Because flu (and the common cold) is caused by a virus, it cannot be treated by antibiotics – however antibiotics may be needed for complications of flu such as bacterial pneumonia.

In those most at risk, respiratory complications such as sudden breathing difficulties and secondary bacterial infections like pneumonia are the most severe. There are many cases of intensive care admissions and some deaths each year related to this. The majority of those who die during flu outbreaks are elderly (80 – 90% are over 65).

Looking to get over a viral infection and build up your immune system? Here are 5 of the best natural antivirals to try.

What to do if you have the flu?

Thankfully most people who get the flu feel very unwell for 2 weeks then recover with simple measures such as fluids, bed rest and OTC pain relief like paracetamol or ibuprofen to control fever and help with discomfort. Ideally it is best to avoid a doctor’s surgery or hospital which can contribute to spreading the outbreak. Coughing, sneezing and touch can transmit the flu virus.

However for those in the ‘at risk’ groups, it may be wise to seek a medical opinion. Some are recommended to take antiviral medication at the initial onset of the illness and others may need assessment to see if there is any evidence of complications from the illness such as dehydration or pneumonia.

The Flu Vaccine

As with most things prevention is better than cure. A flu vaccine is available every year and is recommended for certain at risk groups.

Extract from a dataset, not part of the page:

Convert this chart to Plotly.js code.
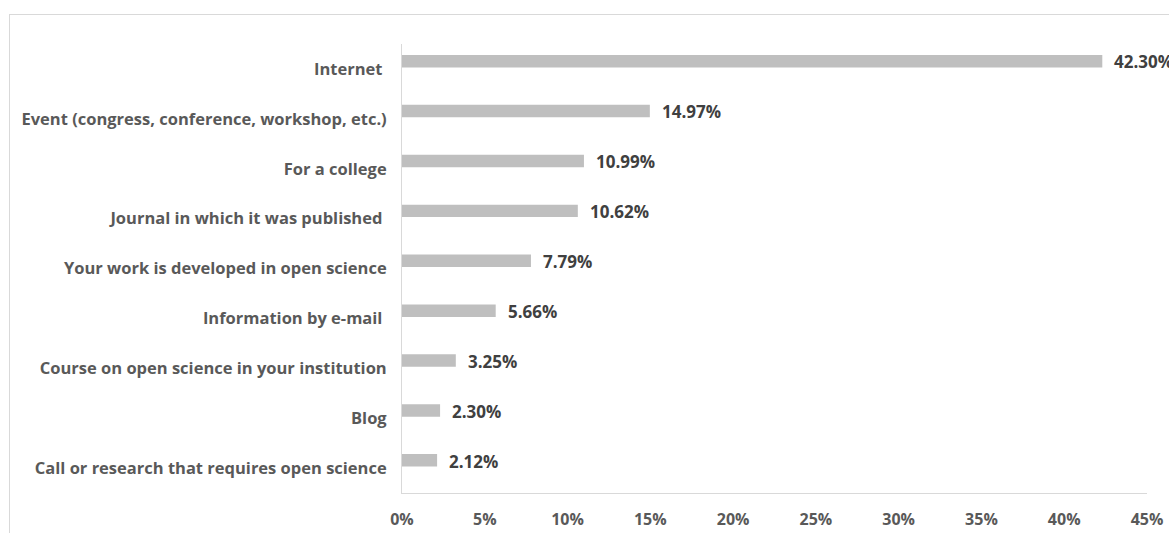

Who should get the flu vaccine?

The flu vaccine is available every year from the autumn and is highly recommended for all in the ‘at risk’ groups which includes pregnant women for whom it is considered safe in all trimesters. For most of these people, the vaccine itself is free (although there may be a small cost to administering the vaccine in some cases).

As the strain of flu vaccine varies from year to year, a new vaccine is brought out each year that is felt to be the best match for the 3 or 4 most likely circulating flu viruses that season.

Can I still get the flu if I've received the vaccine?

All of us have met someone who ‘got the flu’ after their flu vaccine. While it is true that getting the vaccine is not 100% protection against the flu, it is safe to say that the flu vaccine does not give you the flu. Many people have a minor reaction of short lived fever or aches and pains for 24-48 hours after a vaccination. This is the body’s natural response to the vaccine and indicative of a healthy immune system at work.

Flu vaccines are given at the most common time of year for all colds and flu like illnesses, so it is not uncommon for people to catch one of these other viruses in the weeks surrounding your vaccine. Everyone’s underlying health is individual and may effect how well a vaccine takes.

A new vaccine is needed every year

The important thing to remember is that a new vaccine is needed each year and that all people in the ‘at risk’ groups, at least, should avail of it. For more advice on how to avoid getting sick come winter time, have a read of how to stay healthy this cold and flu season. For more useful information on the flu vaccine, see the HSE

Please note, this blog is for informational purposes only and should not replace medical advice.

It’s always best to consult your doctor before taking any new supplements, treatments or remedies if you are pregnant, breastfeeding or on medication.